Robert Somers twice applied for employment with Converged Access, Inc. (CAI), but neither application resulted in a job offer. He later agreed to work for CAI as an independent contractor. CAI paid Somers at a higher rate as an independent contractor than he would have earned as an employee, but did not pay him overtime or provide him with any of the other benefits CAI’s employees receive.

After CAI terminated his contract and failed to respond to a third application for employment, Somers filed suit against the company in Superior Court, asserting a claim for nonpayment of wages based on his misclassification as an independent contractor. CAI moved for summary judgment, arguing that even if it misclassified Somers, he was not harmed by the misclassification because he earned more as an independent contractor than he would have earned as an employee. The Superior Court agreed and dismissed the claim.

Somers appealed, and the SJC reversed.
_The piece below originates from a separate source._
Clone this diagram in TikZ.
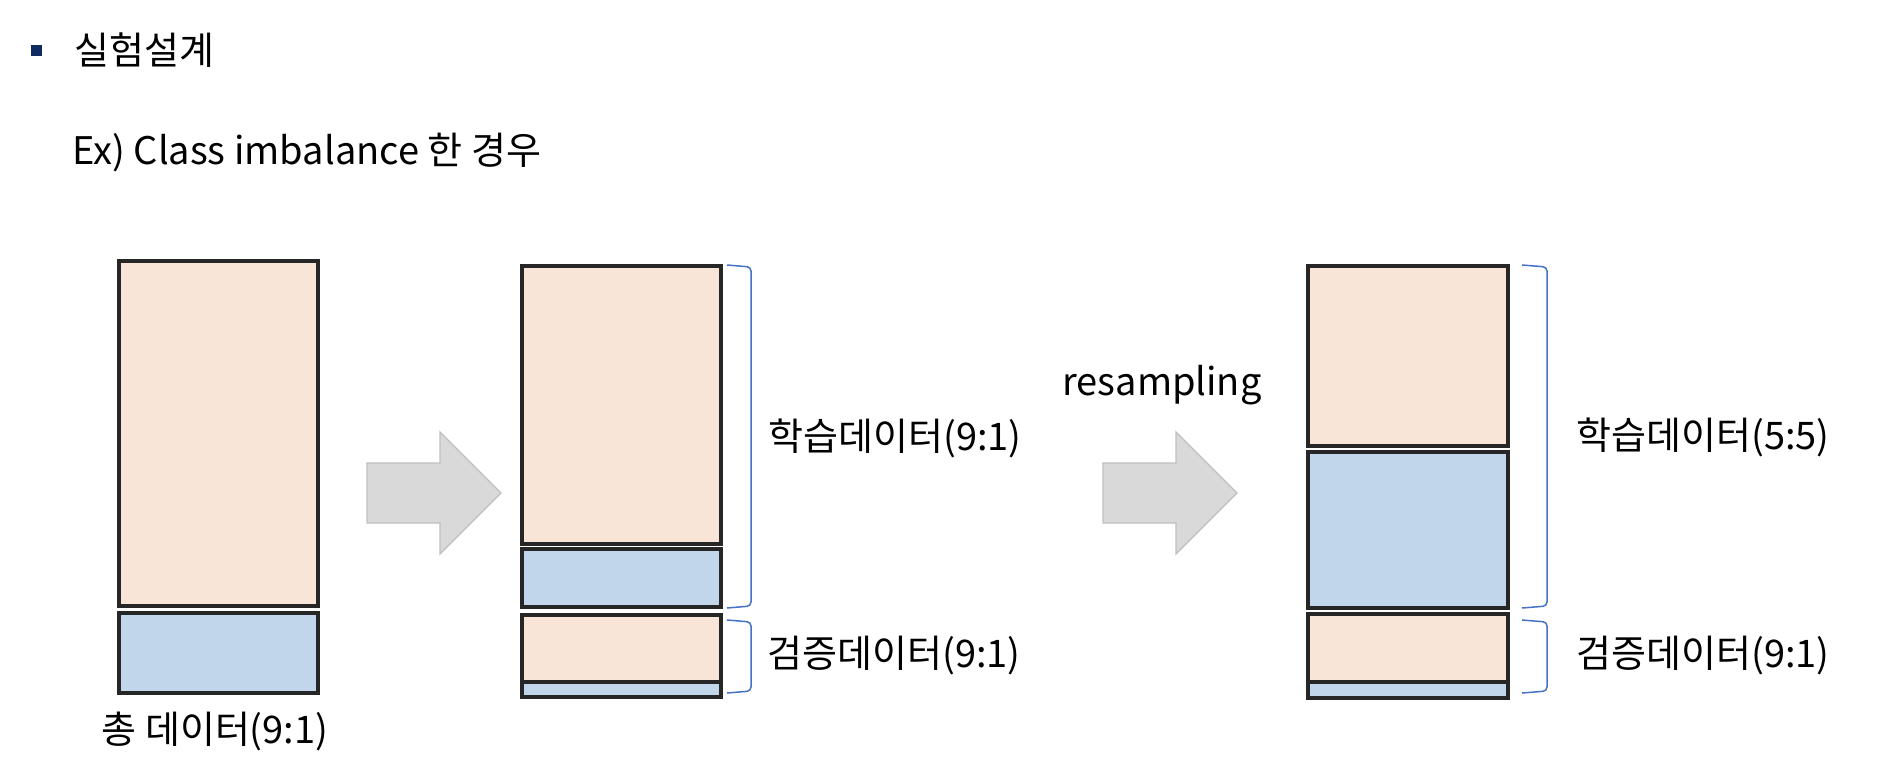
\documentclass[tikz,border=0pt]{standalone}
\usepackage{fontspec}
\setmainfont{Noto Sans CJK KR}
\usetikzlibrary{positioning}

\definecolor{peach}{HTML}{F8E5D8}
\definecolor{skyblue}{HTML}{C1D6EB}
\definecolor{edgegray}{HTML}{262626}
\definecolor{arrowfill}{HTML}{D9D9D9}
\definecolor{arrowline}{HTML}{BFBFBF}
\definecolor{bracketblue}{HTML}{4472C4}
\definecolor{navy}{HTML}{0F2B61}

\begin{document}
\begin{tikzpicture}[
      x=0.5pt, y=-0.5pt,
      inner sep=0pt,
      font=\fontsize{19pt}{23pt}\selectfont,
      major/.style={draw=edgegray, fill=peach, line width=1.7pt},
      minor/.style={draw=edgegray, fill=skyblue, line width=1.7pt},
      bigarrow/.style={draw=arrowline, fill=arrowfill, line width=0.6pt},
      bracket/.style={draw=bracketblue, line width=0.75pt, rounded corners=2pt},
      label/.style={anchor=base west}]

    % page
    \useasboundingbox (0,0) rectangle (1884,778);
    \fill[white] (0,0) rectangle (1884,778);

    % heading
    \fill[navy] (31,45) rectangle (42,56);
    \node[label] (title) at (74,64) {실험설계};
    \node[label] (case) at (72,164) {Ex) Class imbalance 한 경우};

    % total data
    \draw[major] (119,261) rectangle (318,606);
    \draw[minor] (119,613) rectangle (318,693);
    \node[anchor=base] (total) at (215,743) {총 데이터(9:1)};

    % split
    \draw[bigarrow] (367,463) -- (440,463) -- (440,432) -- (501,493)
        -- (440,554) -- (440,523) -- (367,523) -- cycle;

    % train / valid y=266
    \draw[major] (522,266) rectangle (721,544);
    \draw[minor] (522,549) rectangle (721,607);
    \draw[major] (522,615) rectangle (721,682);
    \draw[minor] (522,682) rectangle (721,697);

    \draw[bracket] (727,265) -- (751,267) -- (751,606) -- (727,608);
    \draw[bracket] (727,620) -- (751,622) -- (751,691) -- (727,693);
    \node[label] (train) at (768,450) {학습데이터(9:1)};
    \node[label] (valid) at (767,667) {검증데이터(9:1)};

    % resampling
    \node[label] (resample) at (1062,395) {resampling};
    \draw[bigarrow] (1103,463) -- (1176,463) -- (1176,432) -- (1237,493)
        -- (1176,554) -- (1176,523) -- (1103,523) -- cycle;

    % balanced train / valid
    \draw[major] (1308,266) rectangle (1508,446);
    \draw[minor] (1308,452) rectangle (1508,608);
    \draw[major] (1308,614) rectangle (1508,682);
    \draw[minor] (1308,682) rectangle (1508,698);

    \draw[bracket] (1522,265) -- (1547,267) -- (1547,606) -- (1522,608);
    \draw[bracket] (1522,620) -- (1547,622) -- (1547,691) -- (1522,693);
    \node[label] (trainbal) at (1576,449) {학습데이터(5:5)};
    \node[label] (validbal) at (1576,667) {검증데이터(9:1)};

  \end{tikzpicture}
\end{document}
The Court found that Somers had in fact suffered damages because he was entitled to overtime, vacation and holiday pay, and other benefits received by CAI’s employees based upon the hourly rate he received as an independent contractor rather than the hourly rate he would have received had he been hired as an employee. The Court also noted in dicta that if Somers prevailed at trial, he could be entitled to treble damages under Massachusetts General Laws ch. 149, § 150 (Payment of Wages Act).

This decision highlights the importance of properly classifying workers as “employees” or “independent contractors.” It is no defense to a nonpayment of wages claim that a worker earned more as an independent contractor than the worker would have earned as an employee.

The Court’s liberal view of what damages are available for violations of state wage and hour laws is disquieting. In Massachusetts, entitlement to vacation depends upon whether a contract provides for vacation. But notwithstanding the fact that Somers’s contract did not provide for vacation, the SJC held that he would be entitled to vacation pay if he prevailed. The Court’s decision also holds that Somers would be entitled to benefits, even though federal benefits law, not state wage and hour law, governs most entitlement to employee benefits. Litigation over these issues is likely in the wake of the SJC’s decision.